§ DATA BLOCK
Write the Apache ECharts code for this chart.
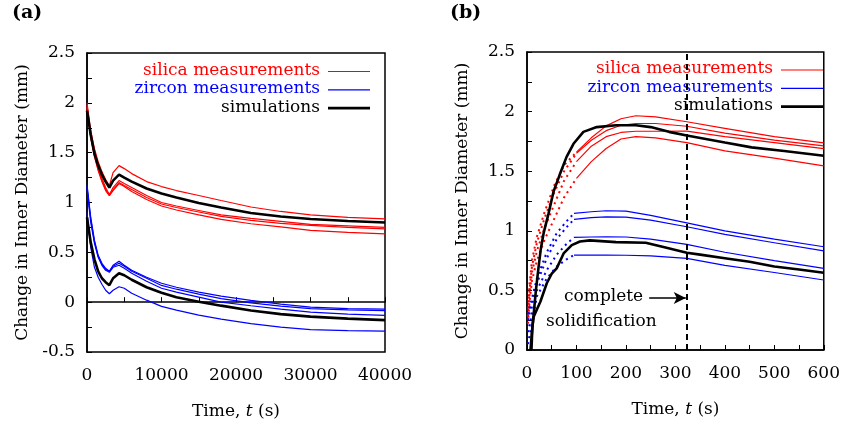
<!DOCTYPE html>
<html>
<head>
<meta charset="utf-8">
<script src="https://cdn.jsdelivr.net/npm/echarts@6/dist/echarts.min.js"></script>
<style>
  html, body { margin: 0; padding: 0; background: #fff; }
  #main { width: 843px; height: 426px; }
</style>
</head>
<body>
<div id="main"></div>
<script>
// ---- panel (a): long time, 0 .. 40000 s ----
var tA = [0, 500, 1000, 1500, 2000, 2500, 3000, 3500, 4300, 5000, 6000, 8000, 10000, 12000, 15000, 18000, 22000, 26000, 30000, 35000, 40000];
var silicaA1 = [2.0, 1.72, 1.54, 1.41, 1.31, 1.23, 1.17, 1.30, 1.37, 1.34, 1.29, 1.21, 1.16, 1.12, 1.07, 1.02, 0.955, 0.91, 0.875, 0.85, 0.835];
var silicaA2 = [1.98, 1.68, 1.49, 1.35, 1.24, 1.15, 1.08, 1.15, 1.22, 1.19, 1.15, 1.07, 1.0, 0.965, 0.92, 0.875, 0.84, 0.81, 0.78, 0.765, 0.75];
var silicaA3 = [1.96, 1.66, 1.47, 1.33, 1.22, 1.13, 1.07, 1.13, 1.20, 1.17, 1.13, 1.05, 0.985, 0.95, 0.905, 0.86, 0.82, 0.79, 0.77, 0.75, 0.735];
var silicaA4 = [1.95, 1.65, 1.46, 1.32, 1.21, 1.12, 1.07, 1.12, 1.19, 1.16, 1.11, 1.03, 0.965, 0.925, 0.875, 0.83, 0.787, 0.755, 0.72, 0.70, 0.685];
var zirconA1 = [1.18, 0.85, 0.62, 0.47, 0.39, 0.34, 0.31, 0.37, 0.41, 0.37, 0.32, 0.25, 0.19, 0.15, 0.10, 0.06, 0.018, -0.02, -0.05, -0.065, -0.07];
var zirconA2 = [1.16, 0.83, 0.61, 0.46, 0.38, 0.33, 0.31, 0.36, 0.39, 0.36, 0.31, 0.24, 0.168, 0.13, 0.08, 0.035, -0.008, -0.04, -0.065, -0.078, -0.085];
var zirconA3 = [1.14, 0.80, 0.59, 0.45, 0.37, 0.32, 0.30, 0.35, 0.37, 0.34, 0.29, 0.21, 0.14, 0.10, 0.05, 0.0, -0.036, -0.07, -0.10, -0.12, -0.133];
var zirconA4 = [0.90, 0.55, 0.35, 0.25, 0.18, 0.12, 0.085, 0.12, 0.155, 0.14, 0.09, 0.02, -0.042, -0.08, -0.13, -0.17, -0.216, -0.25, -0.275, -0.285, -0.29];
var simSilicaA = [1.92, 1.68, 1.49, 1.37, 1.28, 1.21, 1.15, 1.22, 1.28, 1.25, 1.21, 1.14, 1.09, 1.05, 0.995, 0.95, 0.895, 0.86, 0.835, 0.815, 0.80];
var simZirconA = [0.85, 0.60, 0.43, 0.31, 0.24, 0.20, 0.17, 0.24, 0.29, 0.27, 0.225, 0.15, 0.095, 0.05, 0.005, -0.035, -0.083, -0.12, -0.145, -0.165, -0.18];

// ---- panel (b): early time, 0 .. 600 s ----
var tRedDotB = [2, 5, 10, 20, 35, 55, 75, 100];
var redDotB1 = [0.30, 0.55, 0.75, 0.95, 1.15, 1.38, 1.55, 1.66];
var redDotB2 = [0.28, 0.50, 0.70, 0.90, 1.10, 1.32, 1.50, 1.65];
var redDotB3 = [0.25, 0.45, 0.65, 0.83, 1.02, 1.22, 1.42, 1.58];
var redDotB4 = [0.22, 0.40, 0.58, 0.75, 0.92, 1.10, 1.28, 1.44];
var tRedB = [100, 130, 160, 190, 220, 260, 323, 400, 500, 600];
var silicaB1 = [1.66, 1.78, 1.88, 1.94, 1.965, 1.955, 1.915, 1.86, 1.79, 1.738];
var silicaB2 = [1.65, 1.76, 1.84, 1.885, 1.90, 1.90, 1.877, 1.82, 1.76, 1.713];
var silicaB3 = [1.58, 1.71, 1.79, 1.825, 1.835, 1.835, 1.836, 1.79, 1.74, 1.69];
var silicaB4 = [1.44, 1.58, 1.69, 1.77, 1.79, 1.78, 1.74, 1.67, 1.61, 1.545];
var tBlueDotB = [2, 20, 40, 60, 80, 95];
var blueDotB1 = [0.30, 0.60, 0.82, 0.98, 1.08, 1.146];
var blueDotB2 = [0.25, 0.56, 0.77, 0.93, 1.03, 1.096];
var blueDotB3 = [0.15, 0.50, 0.67, 0.80, 0.89, 0.945];
var blueDotB4 = [0.05, 0.45, 0.60, 0.70, 0.76, 0.796];
var tBlueB = [95, 130, 160, 200, 250, 323, 400, 500, 600];
var zirconB1 = [1.146, 1.16, 1.168, 1.165, 1.13, 1.067, 1.0, 0.93, 0.866];
var zirconB2 = [1.096, 1.11, 1.117, 1.115, 1.09, 1.034, 0.97, 0.90, 0.832];
var zirconB3 = [0.945, 0.948, 0.95, 0.948, 0.93, 0.886, 0.82, 0.75, 0.685];
var zirconB4 = [0.796, 0.796, 0.796, 0.795, 0.79, 0.769, 0.71, 0.65, 0.587];
var tSimSilicaB = [7, 10, 13.5, 18, 23.5, 28, 33.6, 43.6, 53.7, 67, 80, 94, 114, 141, 180, 220, 250, 287, 323, 400, 454, 520, 600];
var simSilicaB = [0, 0.15, 0.3, 0.5, 0.7, 0.85, 0.98, 1.146, 1.33, 1.48, 1.62, 1.73, 1.83, 1.87, 1.885, 1.886, 1.87, 1.83, 1.80, 1.74, 1.70, 1.67, 1.63];
var tSimZirconB = [9, 11, 13.5, 27, 40, 50, 60, 74, 90.5, 107, 127, 180, 240, 280, 323, 350, 400, 450, 500, 550, 600];
var simZirconB = [0, 0.2, 0.28, 0.405, 0.56, 0.64, 0.685, 0.81, 0.88, 0.91, 0.92, 0.905, 0.9, 0.86, 0.816, 0.80, 0.77, 0.74, 0.70, 0.675, 0.648];
var solidTime = 323;

var RED = '#ff0000', BLUE = '#0000ff', BLACK = '#000000';
var FONT = 'DejaVu Serif';
var names = ['silica measurements', 'zircon measurements', 'simulations'];
var nameColors = [RED, BLUE, BLACK];
var nameWidths = [1.2, 1.2, 2.6];

function pair(ts, vs) {
    return ts.map(function (t, i) { return [t, vs[i]]; });
}

function line(name, idx, ts, vs, color, width, dash) {
    return {
        name: name,
        type: 'line',
        xAxisIndex: idx,
        yAxisIndex: idx,
        data: pair(ts, vs),
        symbol: 'none',
        silent: true,
        lineStyle: {color: color, width: width, type: dash || 'solid'},
        itemStyle: {color: color}
    };
}

function xAxis(idx, max, interval, major) {
    return {
        type: 'value', gridIndex: idx, min: 0, max: max, interval: interval,
        name: 'Time, {i|t} (s)', nameLocation: 'middle', nameGap: 51,
        nameTextStyle: {fontFamily: FONT, fontSize: 17, color: BLACK, rich: {i: {fontFamily: FONT, fontSize: 17, fontStyle: 'italic'}}},
        axisLine: {lineStyle: {color: BLACK, width: 1.5}},
        axisTick: {inside: true, length: 5, lineStyle: {color: BLACK}},
        axisLabel: {
            margin: 15, fontFamily: FONT, fontSize: 17, color: BLACK,
            formatter: function (v) { return v % major === 0 ? String(v) : ''; }
        },
        splitLine: {show: false}
    };
}

function yAxis(idx, min, max) {
    return {
        type: 'value', gridIndex: idx, min: min, max: max, interval: 0.25,
        name: 'Change in Inner Diameter (mm)', nameLocation: 'middle', nameGap: 56,
        nameTextStyle: {fontFamily: FONT, fontSize: 17, color: BLACK},
        axisLine: {lineStyle: {color: BLACK, width: 1.5}},
        axisTick: {inside: true, length: 5, lineStyle: {color: BLACK}},
        axisLabel: {
            margin: 12, fontFamily: FONT, fontSize: 17, color: BLACK,
            formatter: function (v) { return Math.round(v * 4) % 2 === 0 ? String(v) : ''; }
        },
        splitLine: {show: false}
    };
}

// hand-made legend: right-aligned coloured text with a line sample after it
function legendBox(textRight, top) {
    var out = [];
    names.forEach(function (n, i) {
        var y = top + i * 18.3;
        out.push({type: 'text', x: textRight, y: y, silent: true,
            style: {text: n, align: 'right', verticalAlign: 'middle', font: '17px "DejaVu Serif"', fill: nameColors[i]}});
        out.push({type: 'line', silent: true,
            shape: {x1: textRight + 8, y1: y + 1, x2: textRight + 50, y2: y + 1},
            style: {stroke: nameColors[i], lineWidth: nameWidths[i]}});
    });
    return out;
}

var series = [
    line(names[0], 0, tA, silicaA1, RED, 1.2),
    line(names[0], 0, tA, silicaA2, RED, 1.2),
    line(names[0], 0, tA, silicaA3, RED, 1.2),
    line(names[0], 0, tA, silicaA4, RED, 1.2),
    line(names[1], 0, tA, zirconA1, BLUE, 1.2),
    line(names[1], 0, tA, zirconA2, BLUE, 1.2),
    line(names[1], 0, tA, zirconA3, BLUE, 1.2),
    line(names[1], 0, tA, zirconA4, BLUE, 1.2),
    line(names[2], 0, tA, simSilicaA, BLACK, 2.6),
    line(names[2], 0, tA, simZirconA, BLACK, 2.6),

    line(names[0], 1, tRedB, silicaB1, RED, 1.2),
    line(names[0], 1, tRedB, silicaB2, RED, 1.2),
    line(names[0], 1, tRedB, silicaB3, RED, 1.2),
    line(names[0], 1, tRedB, silicaB4, RED, 1.2),
    line('silica early', 1, tRedDotB, redDotB1, RED, 2, [2, 4]),
    line('silica early', 1, tRedDotB, redDotB2, RED, 2, [2, 4]),
    line('silica early', 1, tRedDotB, redDotB3, RED, 2, [2, 4]),
    line('silica early', 1, tRedDotB, redDotB4, RED, 2, [2, 4]),
    line(names[1], 1, tBlueB, zirconB1, BLUE, 1.2),
    line(names[1], 1, tBlueB, zirconB2, BLUE, 1.2),
    line(names[1], 1, tBlueB, zirconB3, BLUE, 1.2),
    line(names[1], 1, tBlueB, zirconB4, BLUE, 1.2),
    line('zircon early', 1, tBlueDotB, blueDotB1, BLUE, 2, [2, 4]),
    line('zircon early', 1, tBlueDotB, blueDotB2, BLUE, 2, [2, 4]),
    line('zircon early', 1, tBlueDotB, blueDotB3, BLUE, 2, [2, 4]),
    line('zircon early', 1, tBlueDotB, blueDotB4, BLUE, 2, [2, 4]),
    line(names[2], 1, tSimSilicaB, simSilicaB, BLACK, 2.6),
    line(names[2], 1, tSimZirconB, simZirconB, BLACK, 2.6)
];

// dashed "complete solidification" line and its arrow
series[series.length - 1].markLine = {
    silent: true,
    animation: false,
    symbol: ['none', 'none'],
    label: {show: false},
    data: [
        {xAxis: solidTime, lineStyle: {color: BLACK, width: 2, type: [6, 4]}},
        [
            {coord: [247, 0.436], symbol: 'none', lineStyle: {color: BLACK, width: 1.5, type: 'solid'}},
            {coord: [solidTime - 2, 0.436], symbol: 'arrow', symbolSize: [9, 12]}
        ]
    ]
};

var graphics = [
    {type: 'text', left: 12, top: 4, style: {text: '(a)', font: 'bold 19px "DejaVu Serif"', fill: BLACK}},
    {type: 'text', left: 450, top: 4, style: {text: '(b)', font: 'bold 19px "DejaVu Serif"', fill: BLACK}},
    {type: 'text', left: 564, top: 288, style: {text: 'complete', font: '17px "DejaVu Serif"', fill: BLACK}},
    {type: 'text', left: 546, top: 313, style: {text: 'solidification', font: '17px "DejaVu Serif"', fill: BLACK}}
].concat(legendBox(320, 70.5), legendBox(773, 69));

var chart = echarts.init(document.getElementById('main'), null, {renderer: 'canvas'});
chart.setOption({
    animation: false,
    backgroundColor: '#fff',
    grid: [
        {left: 87, top: 53, width: 298, height: 299, show: true, borderColor: BLACK, borderWidth: 1.5},
        {left: 527, top: 52, width: 298, height: 298, show: true, borderColor: BLACK, borderWidth: 1.5}
    ],
    xAxis: [xAxis(0, 40000, 5000, 10000), xAxis(1, 600, 50, 100)],
    yAxis: [yAxis(0, -0.5, 2.5), yAxis(1, 0, 2.5)],
    graphic: graphics,
    series: series
});
</script>
</body>
</html>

§ EXERCISE
Return only the lines from the start of the data through the line that contains "-0.145, -0.165, -0.18];", please, copying them exactly and omitting all pictures.

§ RESULT OF THIS EXERCISE
Write the Apache ECharts code for this chart.
<!DOCTYPE html>
<html>
<head>
<meta charset="utf-8">
<script src="https://cdn.jsdelivr.net/npm/echarts@6/dist/echarts.min.js"></script>
<style>
  html, body { margin: 0; padding: 0; background: #fff; }
  #main { width: 843px; height: 426px; }
</style>
</head>
<body>
<div id="main"></div>
<script>
// ---- panel (a): long time, 0 .. 40000 s ----
var tA = [0, 500, 1000, 1500, 2000, 2500, 3000, 3500, 4300, 5000, 6000, 8000, 10000, 12000, 15000, 18000, 22000, 26000, 30000, 35000, 40000];
var silicaA1 = [2.0, 1.72, 1.54, 1.41, 1.31, 1.23, 1.17, 1.30, 1.37, 1.34, 1.29, 1.21, 1.16, 1.12, 1.07, 1.02, 0.955, 0.91, 0.875, 0.85, 0.835];
var silicaA2 = [1.98, 1.68, 1.49, 1.35, 1.24, 1.15, 1.08, 1.15, 1.22, 1.19, 1.15, 1.07, 1.0, 0.965, 0.92, 0.875, 0.84, 0.81, 0.78, 0.765, 0.75];
var silicaA3 = [1.96, 1.66, 1.47, 1.33, 1.22, 1.13, 1.07, 1.13, 1.20, 1.17, 1.13, 1.05, 0.985, 0.95, 0.905, 0.86, 0.82, 0.79, 0.77, 0.75, 0.735];
var silicaA4 = [1.95, 1.65, 1.46, 1.32, 1.21, 1.12, 1.07, 1.12, 1.19, 1.16, 1.11, 1.03, 0.965, 0.925, 0.875, 0.83, 0.787, 0.755, 0.72, 0.70, 0.685];
var zirconA1 = [1.18, 0.85, 0.62, 0.47, 0.39, 0.34, 0.31, 0.37, 0.41, 0.37, 0.32, 0.25, 0.19, 0.15, 0.10, 0.06, 0.018, -0.02, -0.05, -0.065, -0.07];
var zirconA2 = [1.16, 0.83, 0.61, 0.46, 0.38, 0.33, 0.31, 0.36, 0.39, 0.36, 0.31, 0.24, 0.168, 0.13, 0.08, 0.035, -0.008, -0.04, -0.065, -0.078, -0.085];
var zirconA3 = [1.14, 0.80, 0.59, 0.45, 0.37, 0.32, 0.30, 0.35, 0.37, 0.34, 0.29, 0.21, 0.14, 0.10, 0.05, 0.0, -0.036, -0.07, -0.10, -0.12, -0.133];
var zirconA4 = [0.90, 0.55, 0.35, 0.25, 0.18, 0.12, 0.085, 0.12, 0.155, 0.14, 0.09, 0.02, -0.042, -0.08, -0.13, -0.17, -0.216, -0.25, -0.275, -0.285, -0.29];
var simSilicaA = [1.92, 1.68, 1.49, 1.37, 1.28, 1.21, 1.15, 1.22, 1.28, 1.25, 1.21, 1.14, 1.09, 1.05, 0.995, 0.95, 0.895, 0.86, 0.835, 0.815, 0.80];
var simZirconA = [0.85, 0.60, 0.43, 0.31, 0.24, 0.20, 0.17, 0.24, 0.29, 0.27, 0.225, 0.15, 0.095, 0.05, 0.005, -0.035, -0.083, -0.12, -0.145, -0.165, -0.18];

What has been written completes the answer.